UAE sedition trial: Observers who monitored the trial of the 94 accused from their detention until the verdict was delivered found it was conducted in an atmosphere of transparency and clarity, the Emirates Human Rights Association said yesterday.
Emirati human rights group saw no evidence of prisoner abuse
DUBAI // Observers who monitored the trial of the 94 accused from their detention until the verdict was delivered found it was conducted in an atmosphere of transparency and clarity, the Emirates Human Rights Association said yesterday.
Association board members said the trial and verdict were fair and just, and the judges honest and diligent in their handling of the case.
Four board members attended every session of the four-month trial, and three of them conducted a news conference yesterday at the association's headquarters in Dubai.
"The sentences were handed fairly in accordance with the laws of the UAE regardless of the accused's position in society," said Mohammed Salem Al Kaabi, a board member and one of the four who monitored the trial.
"One of the people convicted was a member of a ruling family, he received no leniency or special treatment, and this proves that it was a just and fair trial."
Mr Al Kaabi said there was no need for international human-rights bodies to have observed the proceedings. "There are 148 associations dealing with human rights issues in the UAE, which are enough to ensure that the right of the detainees are protected. I don't think we need outside monitoring," he said.
"The judges allowed every detainee the chance to speak for themselves with total freedom and without any criticism," said Jamila Al Hamli, an association board member who also monitored the trial.
The association said it would continue to monitor the imprisonment of those who were convicted and ensure their rights were not infringed upon, "Our job doesn't stop with the verdict, it is ongoing," Mr Al Kaabi said.
Ali Salem Al Qaishi, head of the association's committee on prisoner and detainee protection and one of the four monitors, said that they had not received any complaints of abuse or torture from the accused during the trial.
"From our own monitoring we saw no signs of abuse and no complaints were made to us. But a number of them did say in court that they were tortured, and we immediately raised the need for an investigation on the matter, which was conducted, but we have not yet received the results of the investigation."
Asked about photographs that are said to show signs of torture of the detainees, Mr Al Qaishi said that was impossible. "If we can't take photographs and none of the detainees have access to a camera, where did they get photographs to publish?"
The association said they received more than 20 complaints from the families of the accused, but none of them were about the trial.
"The complaints were about longer visitation times, which we were able to get for them. We also ensured that their salaries were still being paid throughout their detainment, that was also a major complaint," said Mr Al Kaabi.
"This trial rocked the Emirati community, the Emirati people are very down to earth and I hope that this will be the last of such cases."
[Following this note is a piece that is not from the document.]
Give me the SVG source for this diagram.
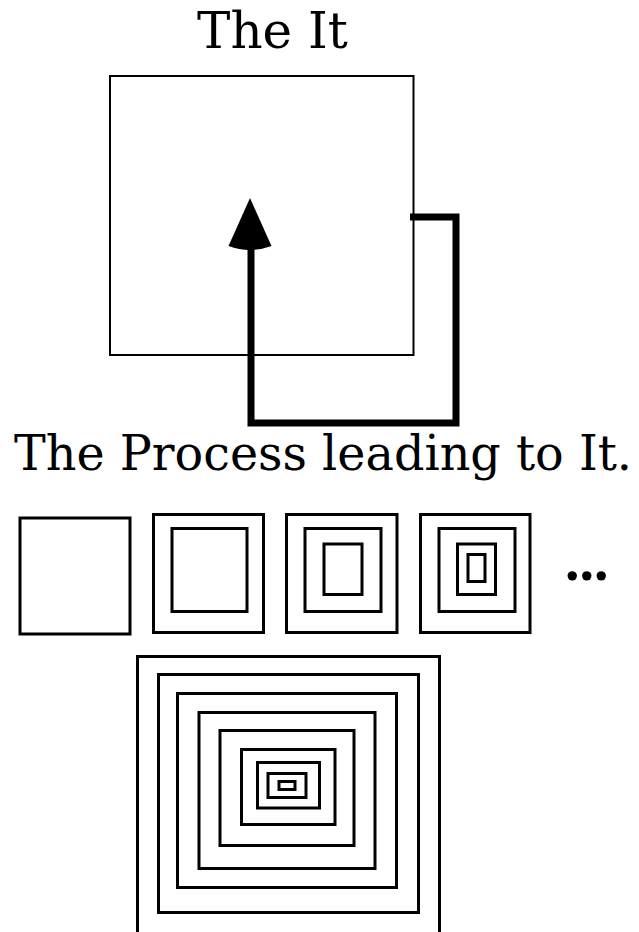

Ms Al Hamli said the association would also monitor the 25 people who were acquitted. "As per the UAE law they are entitled to return to their jobs without suffering any penalties," she said. "I want to tell everyone to respect those acquitted as well as those convicted. The UAE is a young country and these cases are new to us and we have to show them that they are still part of our society."
"They are our friends and families. They made mistakes and are now making amends, we will ensure their safety," said Mr Al Kaabi.
Mr Al Kaabi said it was too soon to think about whether the association would present a letter to the President, Sheikh Khalifa, to ask for leniency for those convicted.